Modeling the early mass ejection in jet-driven protostellar outflows: Lessons from Cep E^★

¹ Instituto de Radioastronomía y Astrofísica, Universidad Nacional Autónoma de México, PO Box 3-72, 58090, Morelia, Michoacán, Mexico
e-mail: p.rivera@irya.unam.mx
² Univ. Grenoble Alpes, CNRS, Institut de Planétologie et d’Astrophysique de Grenoble (IPAG), 38000 Grenoble, France
³ Laboratoire d’Astrophysique de Bordeaux, Univ. Bordeaux, CNRS, B18N, allée Geoffroy Saint-Hilaire, 33615 Pessac, France
⁴ Laboratoire de Physique de l’ENS, ENS, Université PSL, CNRS, Sorbonne Université, Université de Paris, 75005 Paris, France
⁵ Observatoire de Paris, PSL University, Sorbonne Université, LERMA, 75014 Paris, France

Received: 29 September 2022
Accepted: 12 January 2023

Abstract

Context. Protostellar jets and outflows are an important agent of star formation as they carry away a fraction of momentum and energy, which is needed for gravitational collapse and protostellar mass accretion to occur.

Aims. Our goal is to provide constraints on the dynamics of the inner protostellar environment from the study of the outflow-jet propagation away from the launch region.

Methods. We have used the axisymmetric chemo-hydrodynamical code WALKIMYA-2D to numerically model and reproduce the physical and CO emission properties of the jet-driven outflow from the intermediate-mass protostar CepE-mm, which was observed at ~800 au resolution in the CO J = 2−1 line with the IRAM interferometer. Our simulations take into account the observational constraints available on the physical structure of the protostellar envelope.

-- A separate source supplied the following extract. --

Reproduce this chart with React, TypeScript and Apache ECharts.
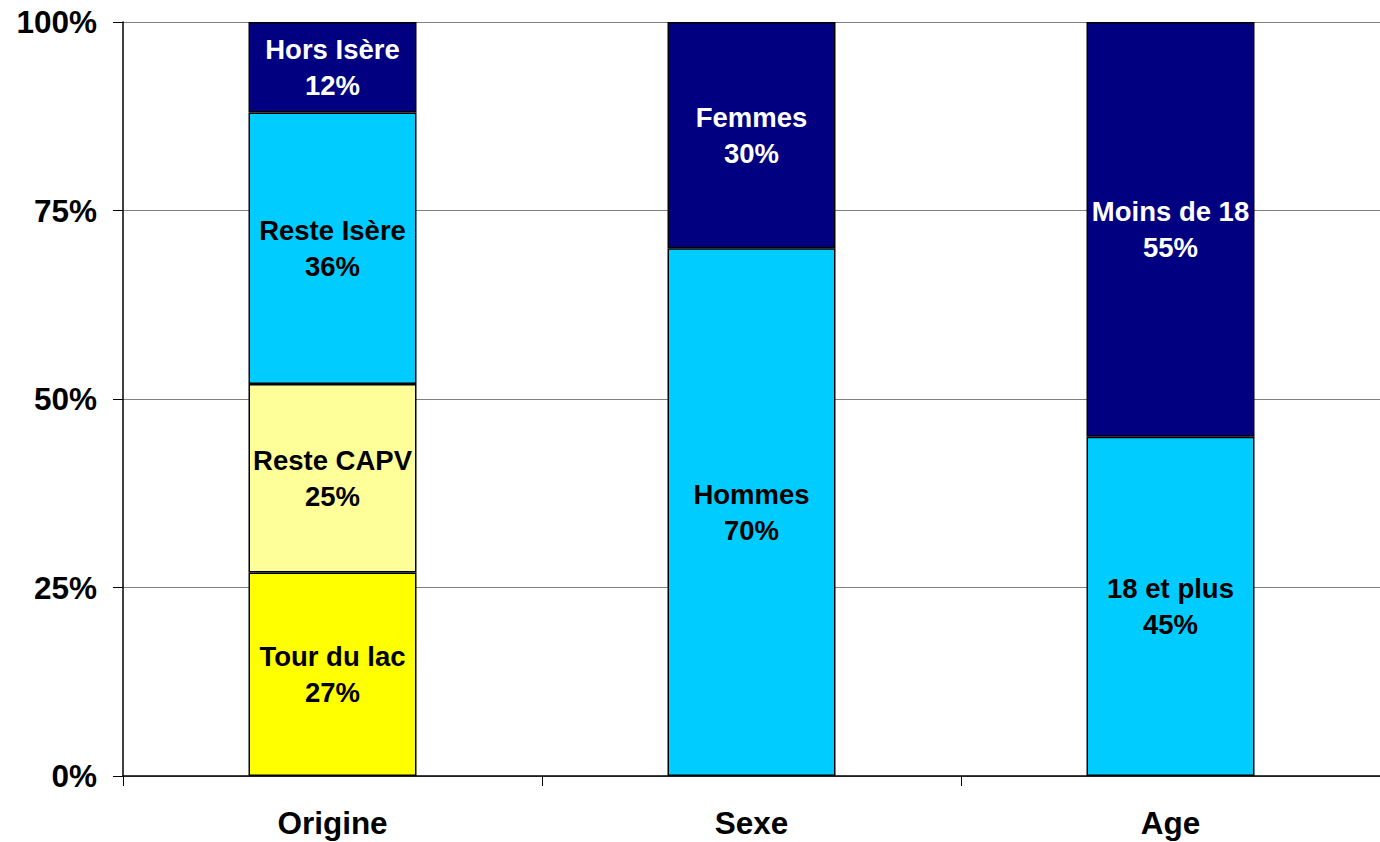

Results. WALKIMYA-2D successfully reproduces the main qualitative and quantitative features of the Cep E outflow and the jet kinematics, naturally accounting for their time variability. Signatures of internal shocks are detected as knots along the jet. In the early times of the ejection process, the young emitted knots interact with the dense circumstellar envelope through high-velocity, dissociative shocks, which strongly decrease the CO gas abundance in the jet. As time proceeds, the knots propagate more smoothly through the envelope and dissociative shocks disappear after ~10³ yr. The distribution of CO abundance along the jet shows that the latter bears memory of the early dissociative phase in the course of its propagation. Analysis of the velocity field shows that the jet material mainly consists of gas entrained from the circumstellar envelope and accelerated away from the protostar at 700 au scale. As a result, the overall jet mass-loss rate appears higher than the actual mass-ejection rate by a factor ~3.

Conclusions. Numerical modeling of the Cep E jet-driven outflow and comparison with the CO observations have allowed us to peer into the outflow formation mechanism with unprecedented detail and to retrieve the history of the mass-loss events that have shaped the outflow.